A “exceção” de que nos fala Godard (em off, na primeira pessoa e em tom de confissão, tal como Sapinho) está também presente na humildade desta vontade. Lembro-me de uma aula que deu no meu segundo ano. Dizia ele: “é como se houvesse duas funções na arte: uma que serve para que o tempo passe e outra que nos mostra coisas que nos fazem parar.” Quando Sapinho filma a Bósnia tal como a viu (e não exatamente como “é” – quem consegue apontar isto, afinal?) e se propõe a testemunhar a transformação de uma postura (a que se mantém sempre em off e que é protagonizada pelo realizador), está a fazer-nos parar e a relembrar, como Godard a partir da montagem, que a imagem nunca é uma transparência do real. É, por vezes, aquilo que há de invisível e que emana da força do olhar desse real.
E esse olhar é marcado no filme por uma pulsão eminentemente impressionista – as caminhadas, o chão que percorremos, a cena em que Sapinho filma o cavalo e se perde, parecem fazer raccord com os travellings de Stalker (1979), de Andrei Tarkovsky, que confundiam as memórias com o sonho e o desejo.
Ao mesmo tempo, Diários parece estar absolutamente indissociável da potência do elemento da neve – é ela que, afinal, vai ditando uma certa ordem pictural nos enquadramentos de Sapinho (basta-nos recordar todos os planos que coabitam com a presença compulsiva da rapariga do lenço vermelho – mas quem é ela? e por que nos fica tão cravada na memória?)

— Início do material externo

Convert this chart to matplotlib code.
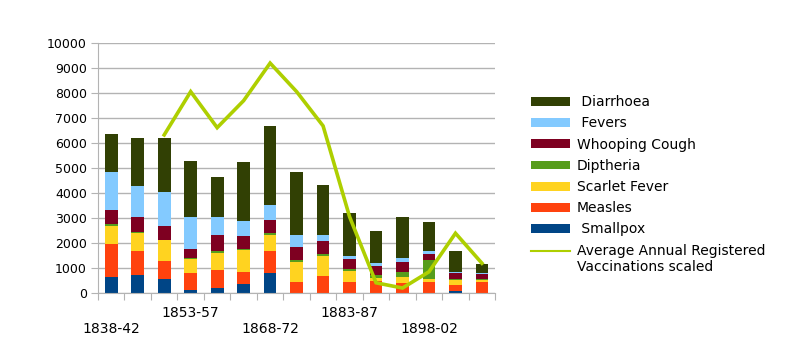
import numpy as np
import matplotlib
matplotlib.use("Agg")
import matplotlib.pyplot as plt
from matplotlib.legend_handler import HandlerLine2D

# ── Data ───────────────────────────────────────────────────────────────────────
periods = ["1838-42", "1843-47", "1848-52", "1853-57", "1858-62", "1863-67",
           "1868-72", "1873-77", "1878-82", "1883-87", "1888-92", "1893-97",
           "1898-02", "1903-07", "1908-12"]

smallpox  = [630, 720, 550, 120, 210, 370, 790, 0, 0, 0, 0, 0, 0, 90, 0]
measles   = [1330, 960, 720, 690, 710, 480, 890, 450, 680, 440, 490, 390, 430, 250, 430]
scarlet   = [720, 700, 830, 550, 690, 880, 640, 800, 800, 440, 130, 240, 120, 170, 90]
diptheria = [90, 50, 20, 50, 70, 50, 70, 70, 80, 80, 110, 230, 770, 40, 40]
whooping  = [550, 600, 570, 370, 640, 490, 530, 530, 520, 390, 360, 370, 250, 240, 200]
fevers    = [1500, 1230, 1350, 1250, 720, 590, 590, 470, 240, 150, 120, 190, 110, 50, 50]
diarrhoea = [1530, 1920, 2170, 2230, 1610, 2370, 3170, 2510, 1990, 1690, 1280, 1610, 1170, 830, 370]

# vaccinations line starts at the third period
vacc_start = 2
vaccinations = [6320, 8050, 6610, 7690, 9190, 8050, 6680, 3050, 410, 200, 850, 2390, 1190]

series = [("Smallpox",       smallpox,  "#004586", " Smallpox"),
          ("Measles",        measles,   "#ff420e", "Measles"),
          ("Scarlet Fever",  scarlet,   "#ffd320", "Scarlet Fever"),
          ("Diptheria",      diptheria, "#579d1c", "Diptheria"),
          ("Whooping Cough", whooping,  "#7e0021", "Whooping Cough"),
          ("Fevers",         fevers,    "#83caff", " Fevers"),
          ("Diarrhoea",      diarrhoea, "#314004", " Diarrhoea")]

grid_c = "#b3b3b3"


class TopLineHandler(HandlerLine2D):
    # put the line key next to the first text line of a two-line label
    def create_artists(self, *args, **kwargs):
        arts = super().create_artists(*args, **kwargs)
        for a in arts:
            a.set_ydata(np.asarray(a.get_ydata()) + 6)
            a.set_linewidth(1.5)
        return arts


# ── Figure ─────────────────────────────────────────────────────────────────────
fig = plt.figure(figsize=(8, 3.6), dpi=100, facecolor="white")
ax = fig.add_axes([0.1225, 0.186, 0.4965, 0.695])

x = np.arange(len(periods))
bottom = np.zeros(len(periods))
handles = {}
for name, vals, col, lab in series:
    bars = ax.bar(x, vals, width=0.48, bottom=bottom, color=col, zorder=2)
    handles[lab] = bars
    bottom += np.array(vals)

line, = ax.plot(x[vacc_start:], vaccinations, color="#aecf00", lw=2.6,
                zorder=3, solid_joinstyle="miter")

ax.set_xlim(-0.5, len(periods) - 0.5)
ax.set_ylim(0, 10000)
ax.set_yticks(np.arange(0, 10001, 1000))
ax.yaxis.grid(True, color=grid_c, lw=1, zorder=0)
ax.tick_params(axis="y", colors=grid_c, length=5, labelsize=9,
               labelcolor="black", pad=3)

# category boundaries as ticks, labels on every third category, staggered
ax.set_xticks(np.arange(-0.5, len(periods), 1))
ax.set_xticklabels([])
ax.tick_params(axis="x", which="major", colors=grid_c, length=5)
lab_pos = x[::3]
lab_txt = []
for i, p in enumerate(lab_pos):
    lab_txt.append(("\n" + periods[p]) if i % 2 == 0 else periods[p])
ax.set_xticks(lab_pos, minor=True)
ax.set_xticklabels(lab_txt, minor=True, fontsize=10, linespacing=1.25)
ax.tick_params(axis="x", which="minor", length=0, pad=9)

for s in ["top", "right"]:
    ax.spines[s].set_visible(False)
for s in ["left", "bottom"]:
    ax.spines[s].set_color(grid_c)

# ── Legend (top series first) ─────────────────────────────────────────────────
order = [s[3] for s in series][::-1]
h = [handles[k] for k in order] + [line]
l = order + ["Average Annual Registered\nVaccinations scaled"]
leg = fig.legend(h, l, loc="upper left", bbox_to_anchor=(0.655, 0.755),
                 frameon=False, fontsize=10, handlelength=2.8, handleheight=0.6,
                 labelspacing=0.52, handletextpad=0.5, borderpad=0,
                 handler_map={line: TopLineHandler()})

plt.savefig("out.png", dpi=100, facecolor="white")
plt.close()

É sobre a neve que ela vai caminhando; a mesma neve que, mais tarde, faz com que “tememos o esquecimento”. Do horror, do mal, mas também dos cânticos, do reencontro das famílias, da arte de viver, do lenço vermelho na cabeça da rapariga. Mas enquanto exceções como estas viverem continuaremos a aprender a sobreviver.